Mxnet vs numpy incredible slow

Code:

import numpy as np
from mxnet import nd

def gen(size, step, count):
    r = np.empty(shape=(count, size), dtype='int32')    
    for i in range(count):
        r[i] = np.arange(i, i + size * step, step)
    return r

def gen_mx(size, step, count):
    r = nd.empty(shape=(count, size), dtype='int32')    
    for i in range(count):
        r[i] = nd.arange(i, i + size * step, step)
    r.wait_to_read()
    return r
%timeit gen(1000, 2, 100000)
473 ms ± 2.59 ms per loop (mean ± std. dev. of 7 runs, 1 loop each)
%timeit gen_mx(1000, 2, 100000)
41.8 s ± 2.37 s per loop (mean ± std. dev. of 7 runs, 1 loop each)

What am I doing wrong? Why is it so slow compared with numpy?

CPU load (while running mxnet):

Hi Melvin,

I’m not very familiar with the details of NDArray, but vectorization will be faster than plain for loop.

Here is an example:

def gen_mx2(col_size, step, row_size):
    A = nd.arange(row_size, dtype='int32').reshape(row_size, 1).broadcast_axes(axis=1, size=col_size)
    B = nd.broadcast_axes(nd.arange(col_size, dtype='int32').reshape(1, col_size) * step, axis=0, size=row_size)
    r = nd.elemwise_add(A, B)
    r.wait_to_read()
    return r

To avoid ambiguity, I changed the argument names, but you can use some small numbers to check they are equivalent.
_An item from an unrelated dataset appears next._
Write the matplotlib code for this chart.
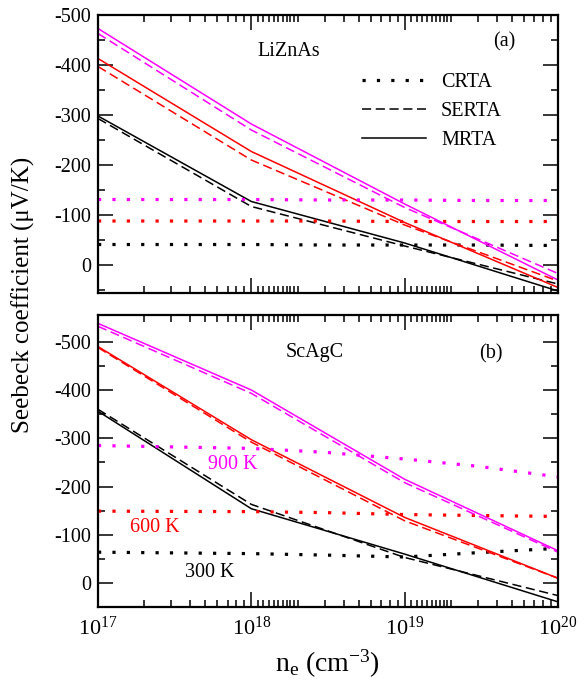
import numpy as np
import matplotlib
matplotlib.use('Agg')
import matplotlib.pyplot as plt
from matplotlib.lines import Line2D
from matplotlib.ticker import NullFormatter

plt.rcParams['font.family'] = ['Liberation Serif', 'DejaVu Serif']
plt.rcParams['mathtext.fontset'] = 'custom'
plt.rcParams['mathtext.rm'] = 'Liberation Serif'
plt.rcParams['mathtext.it'] = 'Liberation Serif:italic'
plt.rcParams['axes.unicode_minus'] = False

# carrier concentration (cm^-3)
n_rta = [1e17, 1e18, 1e19, 1e20]
n_crta = [1e17, 1e18, 3e18, 1e19, 3e19, 1e20]

# (a) LiZnAs, Seebeck in uV/K (negative = n-type)
a_mrta_300 = [-298, -127, -44, 52]
a_serta_300 = [-293, -117, -38, 38]
a_mrta_600 = [-413, -227, -85, 45]
a_serta_600 = [-397, -210, -80, 32]
a_mrta_900 = [-473, -282, -122, 30]
a_serta_900 = [-463, -270, -115, 17]
a_crta_300 = [-41, -41, -40, -40, -40, -39]
a_crta_600 = [-88, -88, -88, -87, -87, -87]
a_crta_900 = [-131, -131, -130, -130, -129, -129]

# (b) ScAgC
b_mrta_300 = [-356, -154, -60, 39]
b_serta_300 = [-360, -163, -53, 26]
b_mrta_600 = [-490, -297, -136, -10]
b_serta_600 = [-488, -292, -129, -10]
b_mrta_900 = [-538, -400, -215, -67]
b_serta_900 = [-532, -393, -208, -64]
b_crta_300 = [-64, -61, -58, -54, -63, -72]
b_crta_600 = [-149, -148, -146, -142, -140, -138]
b_crta_900 = [-285, -279, -271, -257, -242, -220]

yticks = [-500, -400, -300, -200, -100, 0]
yticklabels = ['-500', '-400', '-300', '-200', '-100', '0']
xticks = [1e17, 1e18, 1e19, 1e20]
xticklabels = [r'$\mathregular{10^{17}}$', r'$\mathregular{10^{18}}$',
               r'$\mathregular{10^{19}}$', r'$\mathregular{10^{20}}$']

colors = {'300': 'black', '600': '#ff0000', '900': '#ff00ff'}
dot = (0, (1, 3.5))
dash = (0, (6, 3))

# minor x ticks: 2..9 each decade, plus 1.1..1.9 after 1e18 and 1e19
xminor = [m * 10.0**d for d in (17, 18, 19) for m in range(2, 10)]
xminor += [m / 10 * 10.0**d for d in (18, 19) for m in range(11, 20)]

fig = plt.figure(figsize=(5.87, 6.83), dpi=100)
axA = fig.add_axes([0.167, 0.571, 0.7836, 0.407])
axB = fig.add_axes([0.167, 0.111, 0.7836, 0.4275])


def draw(ax, mrta, serta, crta):
    for T, m, s, c in zip(['300', '600', '900'], mrta, serta, crta):
        col = colors[T]
        ax.plot(n_rta, m, color=col, lw=1.1, ls='-')
        ax.plot(n_rta, s, color=col, lw=1.1, ls=dash)
        ax.plot(n_crta, c, color=col, lw=2.3, ls=dot)


draw(axA, [a_mrta_300, a_mrta_600, a_mrta_900],
     [a_serta_300, a_serta_600, a_serta_900],
     [a_crta_300, a_crta_600, a_crta_900])
draw(axB, [b_mrta_300, b_mrta_600, b_mrta_900],
     [b_serta_300, b_serta_600, b_serta_900],
     [b_crta_300, b_crta_600, b_crta_900])

axA.set_ylim(56, -500)
axB.set_ylim(48, -555)

for ax in (axA, axB):
    ax.set_xscale('log')
    ax.set_xlim(1e17, 1e20)
    ax.set_xticks(xticks)
    ax.set_xticks(xminor, minor=True)
    ax.xaxis.set_minor_formatter(NullFormatter())
    ax.set_yticks(yticks)
    ax.set_yticks([-450, -350, -250, -150, -50, 50], minor=True)
    ax.yaxis.set_minor_formatter(NullFormatter())
    ax.tick_params(which='both', direction='in', top=True, right=True, width=1.1)
    ax.tick_params(which='major', length=11)
    ax.tick_params(which='minor', length=5)
    ax.tick_params(axis='y', labelsize=14.5, pad=5)
    ax.tick_params(axis='x', labelsize=16, pad=7)
    for sp in ax.spines.values():
        sp.set_linewidth(1.6)
    ax.set_yticklabels(yticklabels)

axA.set_xticklabels([])
axB.set_xticklabels(xticklabels)

fs = 14.5
axA.text(0.415, 0.868, 'LiZnAs', transform=axA.transAxes, fontsize=fs, ha='center', va='center')
axA.text(0.883, 0.905, '(a)', transform=axA.transAxes, fontsize=fs, ha='center', va='center')
axB.text(0.47, 0.871, 'ScAgC', transform=axB.transAxes, fontsize=fs, ha='center', va='center')
axB.text(0.855, 0.868, '(b)', transform=axB.transAxes, fontsize=fs, ha='center', va='center')
axB.text(0.293, 0.488, '900 K', transform=axB.transAxes, fontsize=fs, ha='center', va='center', color='#ff00ff')
axB.text(0.124, 0.272, '600 K', transform=axB.transAxes, fontsize=fs, ha='center', va='center', color='#ff0000')
axB.text(0.243, 0.118, '300 K', transform=axB.transAxes, fontsize=fs, ha='center', va='center', color='black')

handles = [Line2D([], [], color='black', lw=2.3, ls=dot),
           Line2D([], [], color='black', lw=1.1, ls=dash),
           Line2D([], [], color='black', lw=1.1, ls='-')]
axA.legend(handles, ['CRTA', 'SERTA', 'MRTA'], loc='upper left', frameon=False,
           bbox_to_anchor=(362 / 587, 1 - 73 / 683), bbox_transform=fig.transFigure,
           borderpad=0, borderaxespad=0, handlelength=3.2, handletextpad=0.72,
           labelspacing=0.5, fontsize=fs)

fig.text(23 / 587, 1 - 295 / 683, 'Seebeck coefficient (\u03bcV/K)', rotation=90,
         ha='center', va='center', fontsize=18)
fig.text(327 / 587, 1 - 664 / 683, r'n$_\mathregular{e}$ (cm$^\mathregular{-3}$)',
         ha='center', va='center', fontsize=20)

fig.savefig('out.png', dpi=100)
And on my laptop (cpu), the results are:

%timeit gen(1000, 2, 100000)
538 ms ± 16.4 ms per loop (mean ± std. dev. of 7 runs, 1 loop each)

%timeit gen_mx2(1000, 2, 100000)
2.06 s ± 14.8 ms per loop (mean ± std. dev. of 7 runs, 1 loop each)

We can see that mxnet.nd is still slow than numpy, but not that much as in your previous test.

Since there are no real tensor calculation in this demo benchmark, only array initialization, I guess that mxnet is slow for some extra memory copy? Maybe. We can do some other test, like matrix multiplication.